Beneath this line sits some data. Return only its lines from the one holding "Clone this chart in D3.js." through the one holding "const mLeft = 97.5, mTop", inclusive, exactly, with the images removed.

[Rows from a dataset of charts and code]
══════════════════════════════

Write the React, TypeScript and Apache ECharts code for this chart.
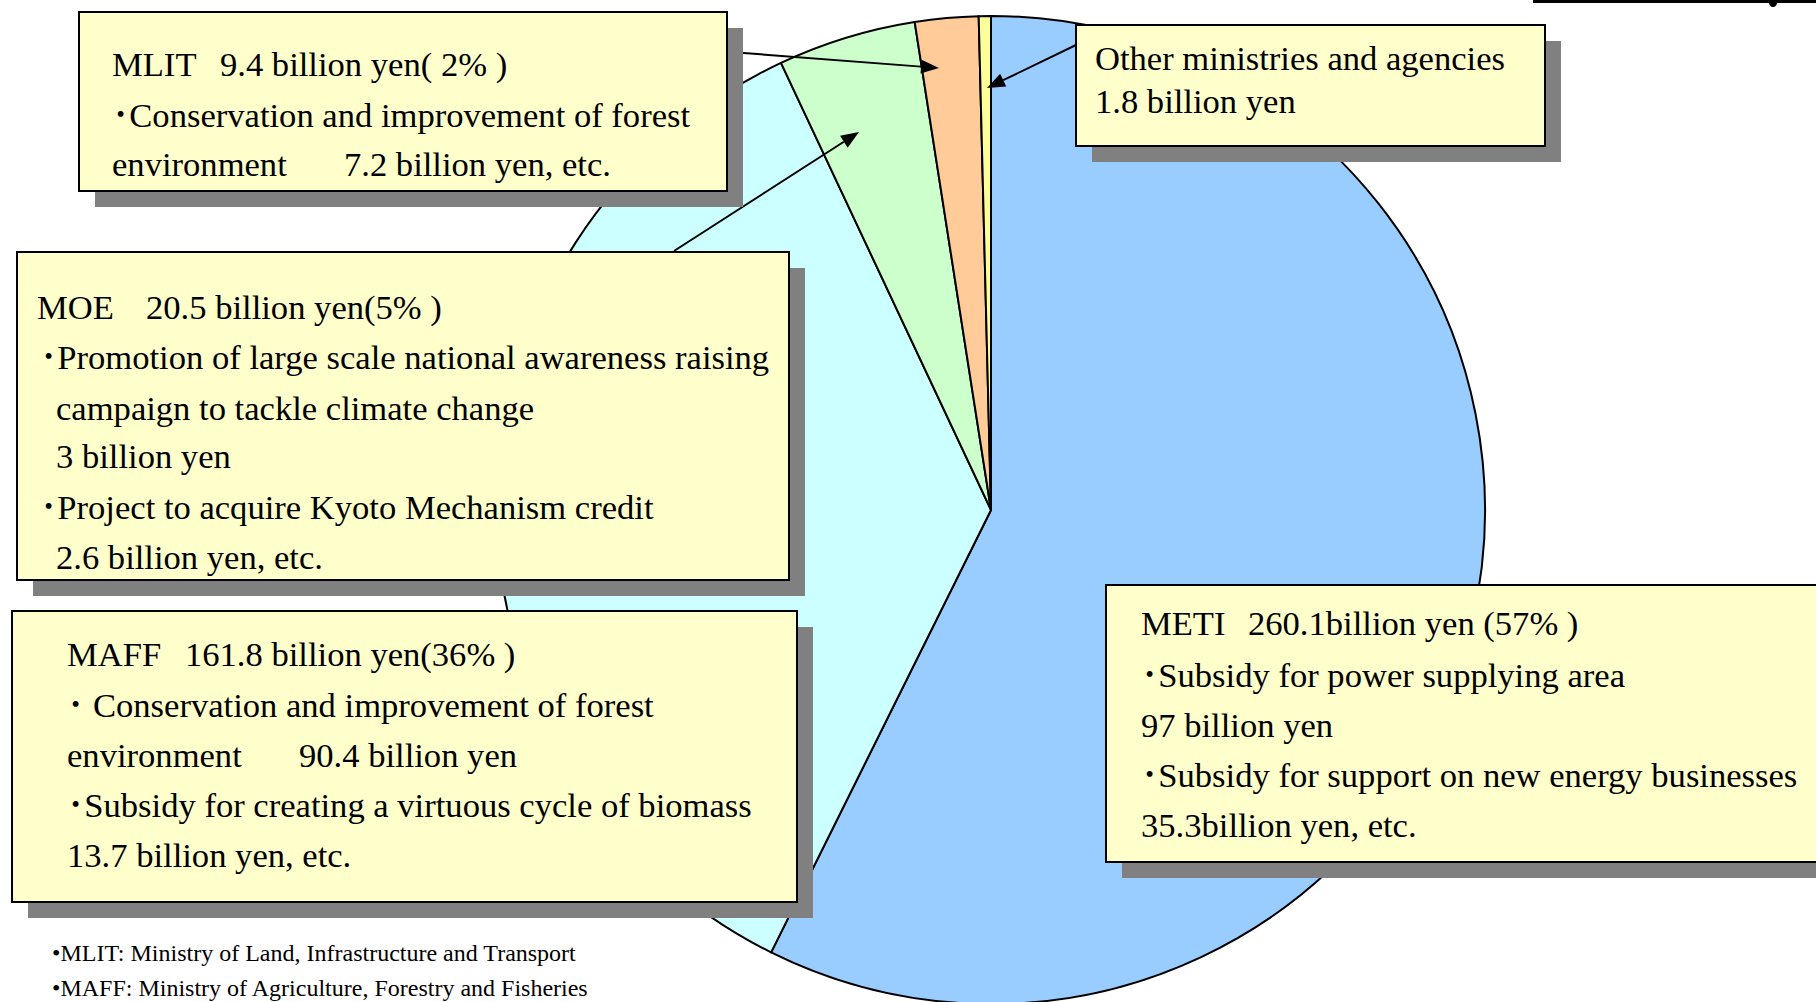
import React, { useEffect, useRef } from "react";
import * as echarts from "echarts";

// ---- data ----
const ministries = ["METI", "MAFF", "MOE", "MLIT", "Other ministries and agencies"];
const budgets = [260.1, 161.8, 20.5, 9.4, 1.8]; // billion yen
const sliceColors = ["#99CCFF", "#CCFFFF", "#CCFFCC", "#FFCC99", "#FFFF99"];

const footnotes = [
  "\u2022MLIT: Ministry of Land, Infrastructure and Transport",
  "\u2022MAFF: Ministry of Agriculture, Forestry and Fisheries",
];

const FONT = '"Liberation Serif", "Times New Roman", "Noto Sans CJK JP", serif';
const FS = 34.6;

function box(x: number, y: number, w: number, h: number) {
  return [
    { type: "rect", z: 20, shape: { x: x + 16, y: y + 16, width: w, height: h }, style: { fill: "#808080" } },
    { type: "rect", z: 21, shape: { x, y, width: w, height: h }, style: { fill: "#FFFFCC", stroke: "#000", lineWidth: 2 } },
  ];
}

function txt(x: number, y: number, s: string, size = FS) {
  return {
    type: "text",
    z: 22,
    x,
    y,
    style: { text: s, fontSize: size, fontFamily: FONT, fill: "#000", verticalAlign: "middle", align: "left" },
  };
}

function arrow(x1: number, y1: number, x2: number, y2: number) {
  const dx = x2 - x1, dy = y2 - y1;
  const L = Math.hypot(dx, dy);
  const ux = dx / L, uy = dy / L;
  const hl = 18, hw = 7;
  const bx = x2 - ux * hl, by = y2 - uy * hl;
  return [
    { type: "line", z: 15, shape: { x1, y1, x2: bx, y2: by }, style: { stroke: "#000", lineWidth: 2 } },
    {
      type: "polygon",
      z: 15,
      shape: { points: [[x2, y2], [bx - uy * hw, by + ux * hw], [bx + uy * hw, by - ux * hw]] },
      style: { fill: "#000" },
    },
  ];
}

export default function App() {
  const ref = useRef<HTMLDivElement>(null);
  useEffect(() => {
    if (!ref.current) return;
    const chart = echarts.init(ref.current, undefined, { renderer: "svg" });
    const dot = "\uFF65";
    const graphic: any[] = [
      // top-right partial underline
      { type: "line", z: 15, shape: { x1: 1533, y1: 1.5, x2: 1816, y2: 1.5 }, style: { stroke: "#000", lineWidth: 3 } },
      { type: "circle", z: 15, shape: { cx: 1773, cy: 3, r: 4 }, style: { fill: "#000" } },
      // arrows
      ...arrow(730, 52, 939, 68),
      ...arrow(1076, 45, 987, 88),
      ...arrow(674, 251, 859, 132),
      // MLIT box
      ...box(79, 12, 648, 179),
      txt(112, 64, "MLIT"),
      txt(220, 64, "9.4 billion yen( 2% )"),
      txt(112, 115, dot + "Conservation and improvement of forest"),
      txt(112, 164, "environment"),
      txt(344, 164, "7.2 billion yen, etc."),
      // Other box
      ...box(1076, 25, 469, 121),
      txt(1095, 58, "Other ministries and agencies"),
      txt(1095, 101, "1.8 billion yen"),
      // MOE box
      ...box(17, 252, 772, 328),
      txt(37, 307, "MOE"),
      txt(146, 307, "20.5 billion yen(5% )"),
      txt(40, 357, dot + "Promotion of large scale national awareness raising"),
      txt(56, 408, "campaign to tackle climate change"),
      txt(56, 456, "3 billion yen"),
      txt(40, 507, dot + "Project to acquire Kyoto Mechanism credit"),
      txt(56, 557, "2.6 billion yen, etc."),
      // MAFF box
      ...box(12, 611, 785, 291),
      txt(67, 654, "MAFF"),
      txt(185, 654, "161.8 billion yen(36% )"),
      txt(67, 705, dot + " Conservation and improvement of forest"),
      txt(67, 755, "environment"),
      txt(299, 755, "90.4 billion yen"),
      txt(67, 805, dot + "Subsidy for creating a virtuous cycle of biomass"),
      txt(67, 855, "13.7 billion yen, etc."),
      // METI box
      ...box(1106, 585, 730, 277),
      txt(1141, 623, "METI"),
      txt(1248, 623, "260.1billion yen (57% )"),
      txt(1141, 675, dot + "Subsidy for power supplying area"),
      txt(1141, 725, "97 billion yen"),
      txt(1141, 775, dot + "Subsidy for support on new energy businesses"),
      txt(1141, 825, "35.3billion yen, etc."),
      // footnotes
      txt(52, 953, footnotes[0], 24),
      txt(52, 988, footnotes[1], 24),
    ];
    chart.setOption({
      animation: false,
      backgroundColor: "#ffffff",
      series: [
        {
          type: "pie",
          center: [991, 510],
          radius: 494,
          startAngle: 90,
          clockwise: true,
          silent: true,
          label: { show: false },
          labelLine: { show: false },
          itemStyle: { borderColor: "#000", borderWidth: 2 },
          data: ministries.map((n, i) => ({ name: n, value: budgets[i], itemStyle: { color: sliceColors[i] } })),
        },
      ],
      graphic,
    });
    return () => chart.dispose();
  }, []);
  return <div ref={ref} style={{ position: "absolute", left: 0, top: 0, width: 1816, height: 1002 }} />;
}
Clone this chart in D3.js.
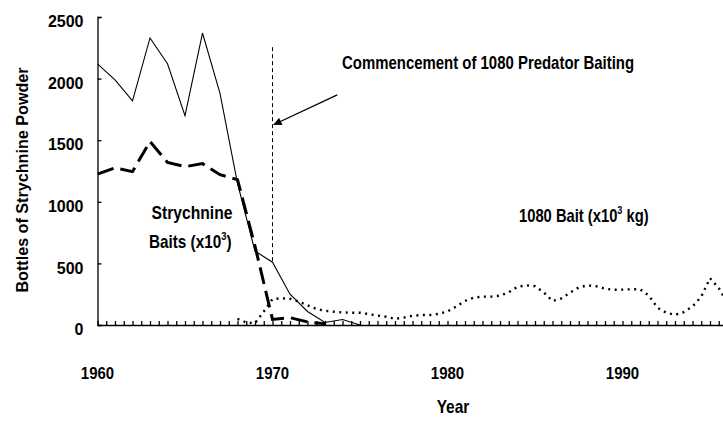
<!DOCTYPE html>
<html lang="en">
    <head>
        <meta charset="utf-8">
        <title>Strychnine and 1080 Baiting</title>
        <style>
            body{ margin:0; background:white; }
            svg text{
                font-family: "Liberation Sans", Arial, sans-serif;
                font-weight: bold;
                fill: black;
            }
        </style>
    </head>
    <body>
        <svg id="chart" width="723" height="421"></svg>
        <script src="https://d3js.org/d3.v7.min.js"></script>
        <script>
            // strychnine powder (bottles), yearly
            const powderYears = [1960,1961,1962,1963,1964,1965,1966,1967,1968,1969,1970,1971,1972,1973,1974,1975]
            const powderValues = [2120,1990,1820,2330,2120,1700,2370,1880,1150,600,510,250,110,20,45,0]

            // strychnine baits (x10^3), yearly
            const baitYears = [1960,1961,1962,1963,1964,1965,1966,1967,1968,1969,1970,1971,1972,1973]
            const baitValues = [1225,1275,1245,1490,1320,1285,1310,1220,1180,640,45,60,25,10]

            // 1080 bait (x10^3 kg), half-yearly from 1968
            const bait1080Years = d3.range(1968, 1996.01, 0.5)
            const bait1080Values = [50,20,15,110,210,217,213,190,160,130,115,108,102,100,100,88,77,67,50,60,
                                    75,81,81,90,110,150,195,222,230,230,238,265,310,322,315,265,195,215,262,305,
                                    322,315,295,286,287,290,290,240,140,100,82,105,150,230,380,300,180]

            const yTicks = [0,500,1000,1500,2000,2500]
            const decadeTicks = [1960,1970,1980,1990]
            const commencementYear = 1970

            const svg = d3.select("#chart")
            const mLeft = 97.5, mTop = 17, mBottom = 325

            const x = d3.scaleLinear()
                        .domain([1960,1996])
                        .range([mLeft, mLeft + 36*17.5])
            const y = d3.scaleLinear()
                        .domain([0,2500])
                        .range([mBottom, mTop])

            svg.append("clipPath").attr("id","clip")
                .append("rect").attr("x",mLeft).attr("y",0).attr("width",723-mLeft).attr("height",mBottom+2)

            // narrow bold text (squeezed horizontally)
            function narrowText(px, py, size, sx, anchor){
                return svg.append("text")
                    .attr("transform",`translate(${px},${py}) scale(${sx},1)`)
                    .attr("text-anchor",anchor || "start")
                    .attr("font-size",size)
            }

            //y axis
            const yAxis = d3.axisLeft(y)
                            .tickValues(yTicks)
                            .tickSize(-4)
                            .tickPadding(14)
                            .tickFormat(d3.format("d"))
            const gy = svg.append("g")
                .attr("transform",`translate(${mLeft},0)`)
                .call(yAxis)
            gy.attr("font-family",null)
            gy.select(".domain").attr("stroke","black").attr("stroke-width",1.3)
            gy.selectAll(".tick line").attr("stroke","black").attr("stroke-width",1.3)
            gy.selectAll(".tick text")
                .attr("font-size",16)
                .attr("dy","0.6em")

            //x axis - half year ticks
            const halfYears = d3.range(1960, 1996.01, 0.5)
            const xAxis = d3.axisBottom(x)
                            .tickValues(halfYears)
                            .tickSize(-4)
                            .tickSizeOuter(0)
                            .tickFormat("")
            const gx = svg.append("g")
                .attr("transform",`translate(0,${mBottom})`)
                .call(xAxis)
            gx.select(".domain").attr("stroke","black").attr("stroke-width",1.6)
            gx.selectAll(".tick line").attr("stroke","black").attr("stroke-width",1.3)

            //decade labels
            const xLabels = d3.axisBottom(x)
                            .tickValues(decadeTicks)
                            .tickSize(0)
                            .tickPadding(42)
                            .tickFormat(d3.format("d"))
            const gl = svg.append("g")
                .attr("transform",`translate(0,${mBottom})`)
                .call(xLabels)
            gl.attr("font-family",null)
            gl.select(".domain").remove()
            gl.selectAll(".tick text")
                .attr("font-size",17)
                .attr("transform","scale(0.88,1)")
                .attr("x",function(){ return 0 })
            gl.selectAll(".tick").each(function(d){
                d3.select(this).attr("transform",`translate(${x(d)},0)`)
            })

            //axis titles
            narrowText(453, 413, 18, 0.86, "middle").text("Year")
            svg.append("text")
                .attr("transform","translate(28,180) rotate(-90) scale(0.95,1)")
                .attr("text-anchor","middle")
                .attr("font-size",17)
                .text("Bottles of Strychnine Powder")

            const plot = svg.append("g").attr("clip-path","url(#clip)")

            const line = d3.line().x(d=>x(d[0])).y(d=>y(d[1]))

            //1080 bait dotted
            plot.append("path")
                .datum(d3.zip(bait1080Years, bait1080Values))
                .attr("d",line)
                .attr("fill","none")
                .attr("stroke","black")
                .attr("stroke-width",2.4)
                .attr("stroke-dasharray","2,4.5")

            //strychnine baits heavy dashed
            plot.append("path")
                .datum(d3.zip(baitYears, baitValues))
                .attr("d",line)
                .attr("fill","none")
                .attr("stroke","black")
                .attr("stroke-width",3)
                .attr("stroke-dasharray","17,7")

            //powder solid
            plot.append("path")
                .datum(d3.zip(powderYears, powderValues))
                .attr("d",line)
                .attr("fill","none")
                .attr("stroke","black")
                .attr("stroke-width",1.1)

            //commencement marker
            const markerBottom = powderValues[powderYears.indexOf(commencementYear)]
            svg.append("line")
                .attr("x1",x(commencementYear)).attr("x2",x(commencementYear))
                .attr("y1",y(2255)).attr("y2",y(markerBottom))
                .attr("stroke","black")
                .attr("stroke-width",1)
                .attr("stroke-dasharray","4,3")

            svg.append("defs").append("marker")
                .attr("id","arrow")
                .attr("viewBox","0 0 10 10")
                .attr("refX",10).attr("refY",5)
                .attr("markerWidth",10).attr("markerHeight",8)
                .attr("markerUnits","userSpaceOnUse")
                .attr("orient","auto")
                .append("path")
                .attr("d","M0,0 L10,5 L0,10 z")
                .attr("fill","black")

            svg.append("line")
                .attr("x1",x(1973.7)).attr("y1",y(1868))
                .attr("x2",x(commencementYear)+1).attr("y2",y(1625))
                .attr("stroke","black")
                .attr("stroke-width",1.2)
                .attr("marker-end","url(#arrow)")

            //annotations
            narrowText(342, 69, 18, 0.83).text("Commencement of 1080 Predator Baiting")

            narrowText(192, 219, 18, 0.87, "middle").text("Strychnine")
            const t2 = narrowText(149, 248, 18, 0.85)
            t2.append("tspan").text("Baits (x10")
            t2.append("tspan").attr("dy",-8).attr("font-size",11).text("3")
            t2.append("tspan").attr("dy",8).text(")")

            const t3 = narrowText(519, 222, 18, 0.82)
            t3.append("tspan").text("1080 Bait (x10")
            t3.append("tspan").attr("dy",-8).attr("font-size",11).text("3")
            t3.append("tspan").attr("dy",8).text(" kg)")
        </script>
    </body>
</html>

══════════════════════════════

Task solution:
Clone this chart in D3.js.
<!DOCTYPE html>
<html lang="en">
    <head>
        <meta charset="utf-8">
        <title>Strychnine and 1080 Baiting</title>
        <style>
            body{ margin:0; background:white; }
            svg text{
                font-family: "Liberation Sans", Arial, sans-serif;
                font-weight: bold;
                fill: black;
            }
        </style>
    </head>
    <body>
        <svg id="chart" width="723" height="421"></svg>
        <script src="https://d3js.org/d3.v7.min.js"></script>
        <script>
            // strychnine powder (bottles), yearly
            const powderYears = [1960,1961,1962,1963,1964,1965,1966,1967,1968,1969,1970,1971,1972,1973,1974,1975]
            const powderValues = [2120,1990,1820,2330,2120,1700,2370,1880,1150,600,510,250,110,20,45,0]

            // strychnine baits (x10^3), yearly
            const baitYears = [1960,1961,1962,1963,1964,1965,1966,1967,1968,1969,1970,1971,1972,1973]
            const baitValues = [1225,1275,1245,1490,1320,1285,1310,1220,1180,640,45,60,25,10]

            // 1080 bait (x10^3 kg), half-yearly from 1968
            const bait1080Years = d3.range(1968, 1996.01, 0.5)
            const bait1080Values = [50,20,15,110,210,217,213,190,160,130,115,108,102,100,100,88,77,67,50,60,
                                    75,81,81,90,110,150,195,222,230,230,238,265,310,322,315,265,195,215,262,305,
                                    322,315,295,286,287,290,290,240,140,100,82,105,150,230,380,300,180]

            const yTicks = [0,500,1000,1500,2000,2500]
            const decadeTicks = [1960,1970,1980,1990]
            const commencementYear = 1970

            const svg = d3.select("#chart")
            const mLeft = 97.5, mTop = 17, mBottom = 325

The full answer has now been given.